Exercise details: Below are entries to be transcribed exactly; exclude the pictures from the copy.

Charts and diagrams as code:
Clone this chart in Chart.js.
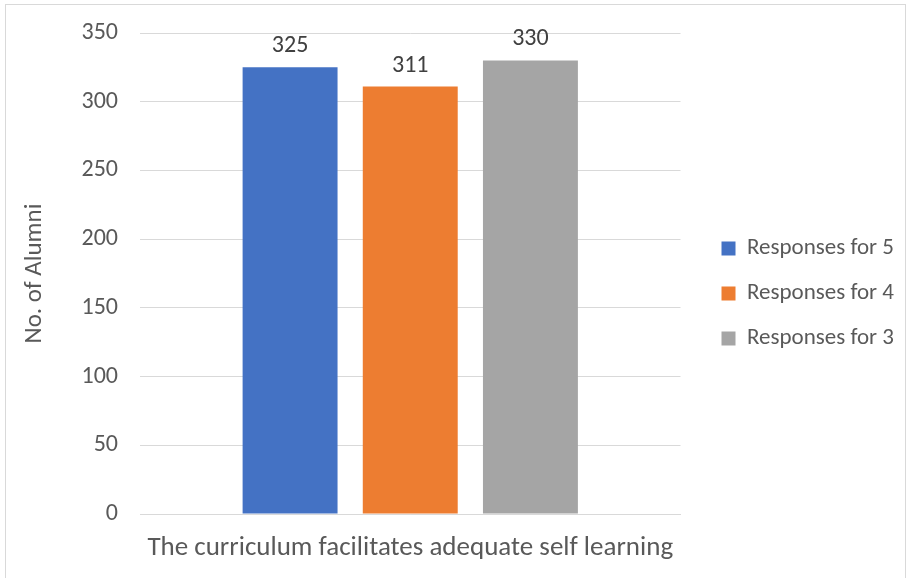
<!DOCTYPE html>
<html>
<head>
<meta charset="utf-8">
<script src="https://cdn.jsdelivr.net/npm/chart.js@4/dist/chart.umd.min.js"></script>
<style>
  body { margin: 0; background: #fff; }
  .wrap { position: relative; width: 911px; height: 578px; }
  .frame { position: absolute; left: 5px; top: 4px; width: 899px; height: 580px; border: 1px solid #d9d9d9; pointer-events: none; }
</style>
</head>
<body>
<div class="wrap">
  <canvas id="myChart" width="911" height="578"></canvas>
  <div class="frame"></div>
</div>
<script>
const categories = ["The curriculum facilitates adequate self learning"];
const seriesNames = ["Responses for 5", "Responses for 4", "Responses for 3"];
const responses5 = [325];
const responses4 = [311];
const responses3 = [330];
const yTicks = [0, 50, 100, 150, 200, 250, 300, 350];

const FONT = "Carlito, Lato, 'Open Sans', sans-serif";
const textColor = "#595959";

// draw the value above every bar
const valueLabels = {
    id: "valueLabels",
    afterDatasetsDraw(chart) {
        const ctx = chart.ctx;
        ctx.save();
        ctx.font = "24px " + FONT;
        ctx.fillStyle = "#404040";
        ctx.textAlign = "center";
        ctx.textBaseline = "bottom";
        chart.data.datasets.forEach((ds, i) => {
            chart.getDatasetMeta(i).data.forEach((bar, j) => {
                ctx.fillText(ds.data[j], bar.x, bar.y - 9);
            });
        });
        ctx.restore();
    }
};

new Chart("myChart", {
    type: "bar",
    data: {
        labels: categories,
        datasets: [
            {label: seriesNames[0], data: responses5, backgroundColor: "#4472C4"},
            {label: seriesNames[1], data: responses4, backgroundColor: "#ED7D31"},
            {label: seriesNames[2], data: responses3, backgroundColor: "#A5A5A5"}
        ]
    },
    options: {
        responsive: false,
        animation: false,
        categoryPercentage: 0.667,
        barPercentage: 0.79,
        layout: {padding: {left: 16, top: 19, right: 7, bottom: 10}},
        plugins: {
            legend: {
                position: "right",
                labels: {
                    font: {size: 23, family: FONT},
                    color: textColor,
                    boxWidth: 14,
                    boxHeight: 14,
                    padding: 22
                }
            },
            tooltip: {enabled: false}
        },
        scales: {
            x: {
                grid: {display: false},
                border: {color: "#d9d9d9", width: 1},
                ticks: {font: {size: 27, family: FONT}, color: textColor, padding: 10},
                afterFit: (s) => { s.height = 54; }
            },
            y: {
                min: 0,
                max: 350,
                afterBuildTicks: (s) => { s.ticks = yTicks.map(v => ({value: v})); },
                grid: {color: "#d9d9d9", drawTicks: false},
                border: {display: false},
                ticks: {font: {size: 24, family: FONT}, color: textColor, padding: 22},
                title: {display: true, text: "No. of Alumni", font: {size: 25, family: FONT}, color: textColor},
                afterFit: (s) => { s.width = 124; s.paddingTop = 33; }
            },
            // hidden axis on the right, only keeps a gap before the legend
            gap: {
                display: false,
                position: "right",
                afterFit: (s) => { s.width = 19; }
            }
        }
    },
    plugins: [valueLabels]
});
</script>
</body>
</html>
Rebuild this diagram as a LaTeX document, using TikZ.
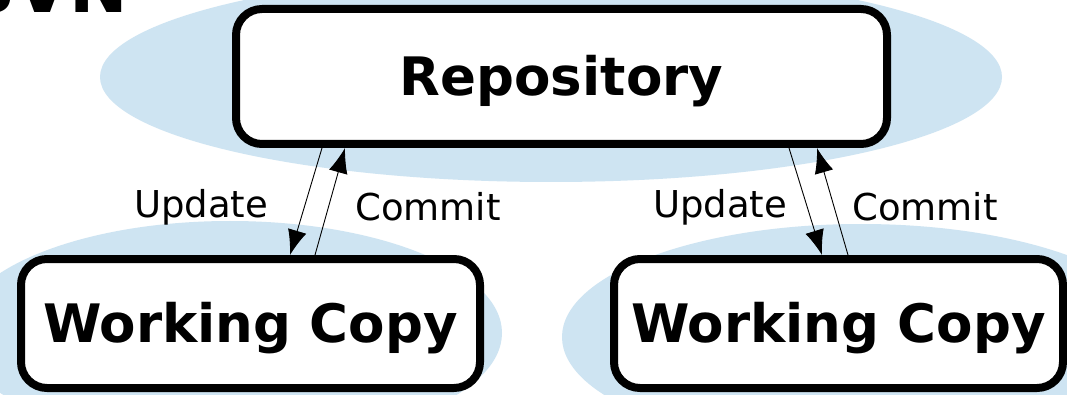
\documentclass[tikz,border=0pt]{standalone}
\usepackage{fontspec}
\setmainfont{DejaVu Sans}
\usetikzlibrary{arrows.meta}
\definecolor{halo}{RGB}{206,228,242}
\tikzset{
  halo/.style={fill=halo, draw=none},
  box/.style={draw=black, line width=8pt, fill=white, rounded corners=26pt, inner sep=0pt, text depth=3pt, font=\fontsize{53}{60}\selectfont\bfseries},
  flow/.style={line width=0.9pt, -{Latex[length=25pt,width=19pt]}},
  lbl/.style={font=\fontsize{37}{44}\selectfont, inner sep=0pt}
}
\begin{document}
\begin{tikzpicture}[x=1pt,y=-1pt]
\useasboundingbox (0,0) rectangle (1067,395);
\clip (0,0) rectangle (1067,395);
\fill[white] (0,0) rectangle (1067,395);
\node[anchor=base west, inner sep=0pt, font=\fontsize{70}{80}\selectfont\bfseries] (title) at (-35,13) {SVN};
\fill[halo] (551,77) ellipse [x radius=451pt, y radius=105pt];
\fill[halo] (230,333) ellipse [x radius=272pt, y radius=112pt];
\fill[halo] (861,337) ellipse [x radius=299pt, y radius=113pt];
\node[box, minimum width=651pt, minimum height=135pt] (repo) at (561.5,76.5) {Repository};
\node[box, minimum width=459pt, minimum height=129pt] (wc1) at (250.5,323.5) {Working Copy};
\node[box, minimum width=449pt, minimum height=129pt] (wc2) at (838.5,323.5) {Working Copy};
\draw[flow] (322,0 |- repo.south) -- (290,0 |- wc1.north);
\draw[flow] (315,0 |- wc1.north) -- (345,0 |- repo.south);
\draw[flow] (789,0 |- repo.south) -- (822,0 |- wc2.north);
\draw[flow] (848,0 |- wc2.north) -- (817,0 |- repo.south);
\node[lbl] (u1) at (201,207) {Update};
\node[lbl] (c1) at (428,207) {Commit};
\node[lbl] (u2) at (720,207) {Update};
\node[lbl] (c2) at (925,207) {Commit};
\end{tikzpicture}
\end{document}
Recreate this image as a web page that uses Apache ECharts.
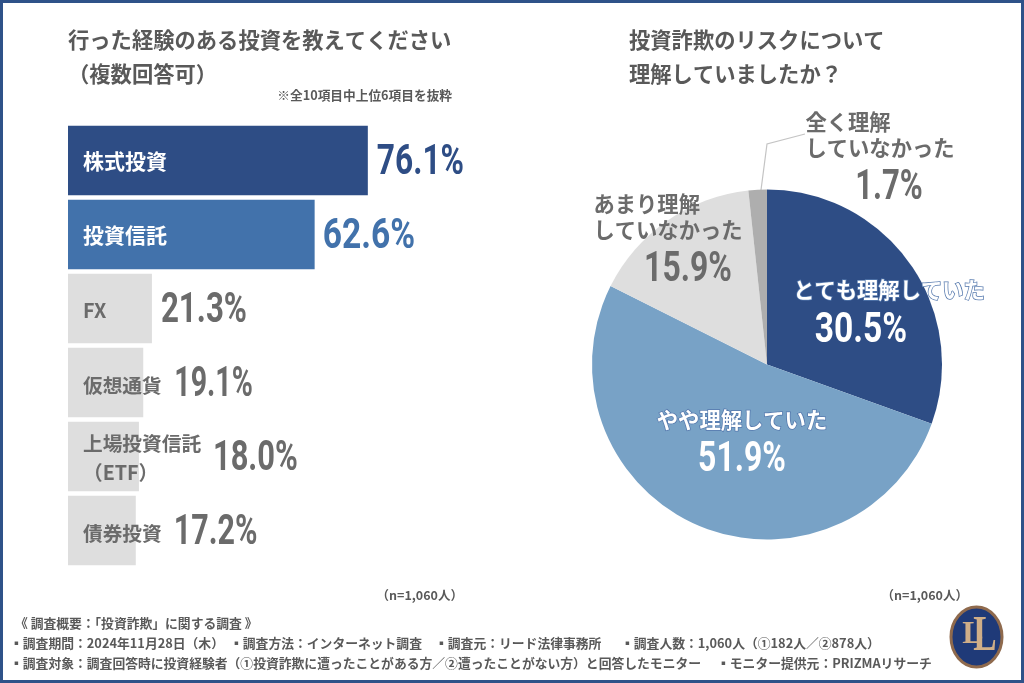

Task answer:
Clone this chart in Chart.js.
<!DOCTYPE html>
<html>
<head>
<meta charset="utf-8">
<script src="https://cdn.jsdelivr.net/npm/chart.js@4/dist/chart.umd.min.js"></script>
<style>
  body { margin: 0; background: #fff; }
  .wrap { position: relative; width: 911px; height: 578px; }
  .frame { position: absolute; left: 5px; top: 4px; width: 899px; height: 580px; border: 1px solid #d9d9d9; pointer-events: none; }
</style>
</head>
<body>
<div class="wrap">
  <canvas id="myChart" width="911" height="578"></canvas>
  <div class="frame"></div>
</div>
<script>
const categories = ["The curriculum facilitates adequate self learning"];
const seriesNames = ["Responses for 5", "Responses for 4", "Responses for 3"];
const responses5 = [325];
const responses4 = [311];
const responses3 = [330];
const yTicks = [0, 50, 100, 150, 200, 250, 300, 350];

const FONT = "Carlito, Lato, 'Open Sans', sans-serif";
const textColor = "#595959";

// draw the value above every bar
const valueLabels = {
    id: "valueLabels",
    afterDatasetsDraw(chart) {
        const ctx = chart.ctx;
        ctx.save();
        ctx.font = "24px " + FONT;
        ctx.fillStyle = "#404040";
        ctx.textAlign = "center";
        ctx.textBaseline = "bottom";
        chart.data.datasets.forEach((ds, i) => {
            chart.getDatasetMeta(i).data.forEach((bar, j) => {
                ctx.fillText(ds.data[j], bar.x, bar.y - 9);
            });
        });
        ctx.restore();
    }
};

new Chart("myChart", {
    type: "bar",
    data: {
        labels: categories,
        datasets: [
            {label: seriesNames[0], data: responses5, backgroundColor: "#4472C4"},
            {label: seriesNames[1], data: responses4, backgroundColor: "#ED7D31"},
            {label: seriesNames[2], data: responses3, backgroundColor: "#A5A5A5"}
        ]
    },
    options: {
        responsive: false,
        animation: false,
        categoryPercentage: 0.667,
        barPercentage: 0.79,
        layout: {padding: {left: 16, top: 19, right: 7, bottom: 10}},
        plugins: {
            legend: {
                position: "right",
                labels: {
                    font: {size: 23, family: FONT},
                    color: textColor,
                    boxWidth: 14,
                    boxHeight: 14,
                    padding: 22
                }
            },
            tooltip: {enabled: false}
        },
        scales: {
            x: {
                grid: {display: false},
                border: {color: "#d9d9d9", width: 1},
                ticks: {font: {size: 27, family: FONT}, color: textColor, padding: 10},
                afterFit: (s) => { s.height = 54; }
            },
            y: {
                min: 0,
                max: 350,
                afterBuildTicks: (s) => { s.ticks = yTicks.map(v => ({value: v})); },
                grid: {color: "#d9d9d9", drawTicks: false},
                border: {display: false},
                ticks: {font: {size: 24, family: FONT}, color: textColor, padding: 22},
                title: {display: true, text: "No. of Alumni", font: {size: 25, family: FONT}, color: textColor},
                afterFit: (s) => { s.width = 124; s.paddingTop = 33; }
            },
            // hidden axis on the right, only keeps a gap before the legend
            gap: {
                display: false,
                position: "right",
                afterFit: (s) => { s.width = 19; }
            }
        }
    },
    plugins: [valueLabels]
});
</script>
</body>
</html>
Rebuild this diagram as a LaTeX document, using TikZ.
\documentclass[tikz,border=0pt]{standalone}
\usepackage{fontspec}
\setmainfont{DejaVu Sans}
\usetikzlibrary{arrows.meta}
\definecolor{halo}{RGB}{206,228,242}
\tikzset{
  halo/.style={fill=halo, draw=none},
  box/.style={draw=black, line width=8pt, fill=white, rounded corners=26pt, inner sep=0pt, text depth=3pt, font=\fontsize{53}{60}\selectfont\bfseries},
  flow/.style={line width=0.9pt, -{Latex[length=25pt,width=19pt]}},
  lbl/.style={font=\fontsize{37}{44}\selectfont, inner sep=0pt}
}
\begin{document}
\begin{tikzpicture}[x=1pt,y=-1pt]
\useasboundingbox (0,0) rectangle (1067,395);
\clip (0,0) rectangle (1067,395);
\fill[white] (0,0) rectangle (1067,395);
\node[anchor=base west, inner sep=0pt, font=\fontsize{70}{80}\selectfont\bfseries] (title) at (-35,13) {SVN};
\fill[halo] (551,77) ellipse [x radius=451pt, y radius=105pt];
\fill[halo] (230,333) ellipse [x radius=272pt, y radius=112pt];
\fill[halo] (861,337) ellipse [x radius=299pt, y radius=113pt];
\node[box, minimum width=651pt, minimum height=135pt] (repo) at (561.5,76.5) {Repository};
\node[box, minimum width=459pt, minimum height=129pt] (wc1) at (250.5,323.5) {Working Copy};
\node[box, minimum width=449pt, minimum height=129pt] (wc2) at (838.5,323.5) {Working Copy};
\draw[flow] (322,0 |- repo.south) -- (290,0 |- wc1.north);
\draw[flow] (315,0 |- wc1.north) -- (345,0 |- repo.south);
\draw[flow] (789,0 |- repo.south) -- (822,0 |- wc2.north);
\draw[flow] (848,0 |- wc2.north) -- (817,0 |- repo.south);
\node[lbl] (u1) at (201,207) {Update};
\node[lbl] (c1) at (428,207) {Commit};
\node[lbl] (u2) at (720,207) {Update};
\node[lbl] (c2) at (925,207) {Commit};
\end{tikzpicture}
\end{document}
Recreate this image as a web page that uses Apache ECharts.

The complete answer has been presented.